Here, we are going to write oone more function to allow the user to calculate probabilities for two, three, four or five winning numbers. In most lotteries there are smaller prizes if a user's ticket match two, three, four or five numbers of the six numbers drawn. As a consequence, the users might be interested in knowing the probability of winning these prizes. These are the details we'll have to be aware of:

* Inside the app, the user inputs:
    * Six different numbers from 1 to 49.
    * An integer between 2 and 5 that represents the number of winning numbers expected.
* Our function prints information about the probability of having the inputted number of winning numbers.

In [21]:
#Creating the function 
def probability_less_6(n):
    if n not in range(2,6):
        print("Wrong number, please enter a correct number")
    else:
        successful_outcomes = combinations(6, n) * combinations(43, 6-n)
        total_outcomes = combinations(49, 6)
        probability = successful_outcomes / total_outcomes * 100
        print("Your probability of having {} winning numbers is {:.7f}%.\nIn other words you have 1 in {:,} chances to win.".format
              (n, probability, round(100 / probability)))

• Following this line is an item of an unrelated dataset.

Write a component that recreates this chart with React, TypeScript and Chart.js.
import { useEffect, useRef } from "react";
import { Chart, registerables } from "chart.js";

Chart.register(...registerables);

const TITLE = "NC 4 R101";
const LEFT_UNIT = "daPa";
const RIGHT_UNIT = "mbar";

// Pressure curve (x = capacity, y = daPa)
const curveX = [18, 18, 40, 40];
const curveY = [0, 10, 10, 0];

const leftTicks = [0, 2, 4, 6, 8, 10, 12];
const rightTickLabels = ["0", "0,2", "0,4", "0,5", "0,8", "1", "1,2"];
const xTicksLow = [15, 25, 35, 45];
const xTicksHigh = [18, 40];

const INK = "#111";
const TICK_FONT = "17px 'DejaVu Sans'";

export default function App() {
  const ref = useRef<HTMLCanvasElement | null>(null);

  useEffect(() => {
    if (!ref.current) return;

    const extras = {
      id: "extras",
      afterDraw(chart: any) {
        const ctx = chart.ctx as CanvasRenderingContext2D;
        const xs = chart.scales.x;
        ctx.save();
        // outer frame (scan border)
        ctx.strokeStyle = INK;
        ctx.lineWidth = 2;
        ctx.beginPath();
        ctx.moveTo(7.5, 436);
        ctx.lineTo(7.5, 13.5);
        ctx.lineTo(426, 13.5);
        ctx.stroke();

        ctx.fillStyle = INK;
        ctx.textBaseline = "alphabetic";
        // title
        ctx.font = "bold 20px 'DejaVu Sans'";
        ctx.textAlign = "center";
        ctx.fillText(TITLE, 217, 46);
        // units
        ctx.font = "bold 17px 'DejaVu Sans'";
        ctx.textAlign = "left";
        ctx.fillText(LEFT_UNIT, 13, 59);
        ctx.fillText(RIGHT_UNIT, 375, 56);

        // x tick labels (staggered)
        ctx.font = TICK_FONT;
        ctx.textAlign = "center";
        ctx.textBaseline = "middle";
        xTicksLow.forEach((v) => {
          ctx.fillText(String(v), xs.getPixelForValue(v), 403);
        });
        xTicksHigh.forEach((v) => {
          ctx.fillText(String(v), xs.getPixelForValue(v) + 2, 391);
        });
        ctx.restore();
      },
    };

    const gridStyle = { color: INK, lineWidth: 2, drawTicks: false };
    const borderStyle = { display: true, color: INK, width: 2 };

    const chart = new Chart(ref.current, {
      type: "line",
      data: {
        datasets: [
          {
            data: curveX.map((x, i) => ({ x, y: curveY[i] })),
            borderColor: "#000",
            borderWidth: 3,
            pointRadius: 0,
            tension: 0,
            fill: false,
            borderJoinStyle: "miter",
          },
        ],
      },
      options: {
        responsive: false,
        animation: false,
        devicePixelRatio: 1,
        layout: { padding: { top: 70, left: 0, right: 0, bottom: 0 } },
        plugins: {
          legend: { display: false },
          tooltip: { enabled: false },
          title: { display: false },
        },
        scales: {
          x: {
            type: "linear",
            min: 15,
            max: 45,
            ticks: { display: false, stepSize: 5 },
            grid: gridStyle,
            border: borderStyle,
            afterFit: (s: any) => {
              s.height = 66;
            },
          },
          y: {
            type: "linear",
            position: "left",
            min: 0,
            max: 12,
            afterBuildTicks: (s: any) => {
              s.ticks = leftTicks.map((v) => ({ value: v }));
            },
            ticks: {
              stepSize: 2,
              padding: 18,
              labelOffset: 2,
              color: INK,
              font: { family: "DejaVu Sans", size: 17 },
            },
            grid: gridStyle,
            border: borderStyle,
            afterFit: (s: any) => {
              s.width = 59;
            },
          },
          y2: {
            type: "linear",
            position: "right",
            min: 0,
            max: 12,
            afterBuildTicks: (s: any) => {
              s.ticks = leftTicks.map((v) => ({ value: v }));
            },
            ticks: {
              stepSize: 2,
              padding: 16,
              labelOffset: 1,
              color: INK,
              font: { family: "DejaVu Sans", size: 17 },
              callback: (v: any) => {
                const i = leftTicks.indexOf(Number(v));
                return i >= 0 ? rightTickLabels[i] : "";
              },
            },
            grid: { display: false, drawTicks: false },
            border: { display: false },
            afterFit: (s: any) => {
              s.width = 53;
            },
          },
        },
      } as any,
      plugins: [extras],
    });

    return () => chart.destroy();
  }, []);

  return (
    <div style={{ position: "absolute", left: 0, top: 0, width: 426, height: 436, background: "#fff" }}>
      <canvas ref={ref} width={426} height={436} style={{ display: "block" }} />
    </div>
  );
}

Now, let's test our function on all the possible outputs.

In [22]:
#Testing the function
for n in range(2,6):
    probability_less_6(n)
    print("--------------------\n")

Your probability of having 2 winning numbers is 13.2378029%.
In other words you have 1 in 8 chances to win.
--------------------

Your probability of having 3 winning numbers is 1.7650404%.
In other words you have 1 in 57 chances to win.
--------------------

Your probability of having 4 winning numbers is 0.0968620%.
In other words you have 1 in 1,032 chances to win.
--------------------

Your probability of having 5 winning numbers is 0.0018450%.
In other words you have 1 in 54,201 chances to win.
--------------------



## Conclusion

Doing a recap, we have wrote four main functions:

* one_ticket_probability() — calculates the probability of winning the big prize with a single ticket.
* check_historical_occurrence() — checks whether a certain combination has occurred in the lottery data set.
* multi_ticket_probability() — calculates the probability for any number of of tickets between 1 and 13,983,816.
* probability_less_6() — calculates the probability of having two, three, four or five winning numbers.

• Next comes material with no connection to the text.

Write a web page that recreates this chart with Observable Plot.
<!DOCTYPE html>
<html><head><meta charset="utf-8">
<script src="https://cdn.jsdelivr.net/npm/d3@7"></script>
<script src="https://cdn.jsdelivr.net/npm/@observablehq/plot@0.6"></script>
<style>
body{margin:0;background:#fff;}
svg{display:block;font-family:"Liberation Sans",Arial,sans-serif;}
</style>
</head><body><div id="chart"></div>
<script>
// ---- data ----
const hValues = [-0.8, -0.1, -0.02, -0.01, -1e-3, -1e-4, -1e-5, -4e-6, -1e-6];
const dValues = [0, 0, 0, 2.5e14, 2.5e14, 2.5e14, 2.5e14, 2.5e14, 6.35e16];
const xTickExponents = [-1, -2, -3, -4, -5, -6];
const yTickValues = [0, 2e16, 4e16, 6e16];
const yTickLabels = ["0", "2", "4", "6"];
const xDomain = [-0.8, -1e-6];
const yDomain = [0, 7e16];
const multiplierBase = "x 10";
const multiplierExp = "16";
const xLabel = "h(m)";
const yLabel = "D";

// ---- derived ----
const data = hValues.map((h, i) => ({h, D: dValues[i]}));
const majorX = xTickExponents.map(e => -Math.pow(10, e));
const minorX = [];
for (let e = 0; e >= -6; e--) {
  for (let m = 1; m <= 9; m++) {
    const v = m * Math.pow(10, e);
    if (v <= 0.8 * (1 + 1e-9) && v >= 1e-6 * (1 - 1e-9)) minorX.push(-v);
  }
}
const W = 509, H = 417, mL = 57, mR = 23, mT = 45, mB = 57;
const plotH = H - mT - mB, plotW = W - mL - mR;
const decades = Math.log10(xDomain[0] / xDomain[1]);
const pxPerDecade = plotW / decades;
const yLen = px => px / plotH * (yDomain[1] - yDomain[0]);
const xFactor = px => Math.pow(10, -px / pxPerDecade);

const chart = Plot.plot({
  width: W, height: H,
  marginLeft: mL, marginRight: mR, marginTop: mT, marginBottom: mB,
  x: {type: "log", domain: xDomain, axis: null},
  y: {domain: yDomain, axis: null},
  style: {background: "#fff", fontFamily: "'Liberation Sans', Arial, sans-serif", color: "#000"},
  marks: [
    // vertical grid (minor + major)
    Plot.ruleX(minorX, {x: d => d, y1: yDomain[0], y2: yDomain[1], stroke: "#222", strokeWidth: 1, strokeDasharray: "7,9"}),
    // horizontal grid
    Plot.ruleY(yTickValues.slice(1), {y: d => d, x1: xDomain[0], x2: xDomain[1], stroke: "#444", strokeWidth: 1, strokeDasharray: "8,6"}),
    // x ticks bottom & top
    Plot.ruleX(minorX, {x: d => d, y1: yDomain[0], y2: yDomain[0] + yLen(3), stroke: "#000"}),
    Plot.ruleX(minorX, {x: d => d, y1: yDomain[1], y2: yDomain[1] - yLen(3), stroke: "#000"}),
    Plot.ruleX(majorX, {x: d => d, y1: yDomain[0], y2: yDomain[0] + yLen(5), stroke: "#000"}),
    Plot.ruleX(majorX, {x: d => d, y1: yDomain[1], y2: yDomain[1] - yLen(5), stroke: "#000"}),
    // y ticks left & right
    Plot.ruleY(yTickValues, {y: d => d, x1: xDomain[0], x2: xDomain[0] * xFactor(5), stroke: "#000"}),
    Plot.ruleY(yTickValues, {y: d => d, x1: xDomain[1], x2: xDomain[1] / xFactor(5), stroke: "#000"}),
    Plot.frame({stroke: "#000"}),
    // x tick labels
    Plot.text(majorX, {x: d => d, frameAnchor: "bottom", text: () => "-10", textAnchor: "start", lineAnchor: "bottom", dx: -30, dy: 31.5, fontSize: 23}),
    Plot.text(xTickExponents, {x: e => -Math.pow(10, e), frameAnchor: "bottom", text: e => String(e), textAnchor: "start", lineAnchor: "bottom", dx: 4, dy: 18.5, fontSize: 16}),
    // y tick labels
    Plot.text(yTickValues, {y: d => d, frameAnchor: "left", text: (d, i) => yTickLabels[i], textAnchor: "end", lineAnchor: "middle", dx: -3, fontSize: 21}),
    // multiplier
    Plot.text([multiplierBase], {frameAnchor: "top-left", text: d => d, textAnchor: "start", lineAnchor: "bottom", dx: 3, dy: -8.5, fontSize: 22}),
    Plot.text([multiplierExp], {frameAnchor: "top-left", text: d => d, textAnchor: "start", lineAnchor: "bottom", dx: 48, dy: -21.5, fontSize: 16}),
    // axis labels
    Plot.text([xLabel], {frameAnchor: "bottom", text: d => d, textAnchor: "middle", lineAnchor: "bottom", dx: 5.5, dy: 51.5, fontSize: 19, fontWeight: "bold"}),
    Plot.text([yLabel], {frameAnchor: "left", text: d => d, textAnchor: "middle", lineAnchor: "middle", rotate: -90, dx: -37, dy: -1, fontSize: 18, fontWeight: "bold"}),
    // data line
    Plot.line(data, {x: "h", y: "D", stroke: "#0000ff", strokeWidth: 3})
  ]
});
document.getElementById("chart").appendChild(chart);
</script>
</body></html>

The project is concluded, anyway we would like to suggest some other features for a second version of the app:

* Making the outputs even easier to understand by adding fun analogies (for instance, we can output something like : "You are 100 times more likely to be victim of a shark attack than winning the lottery").
* Creating a function which calculates the probability to have *at least* two, three, four or five winning numbers.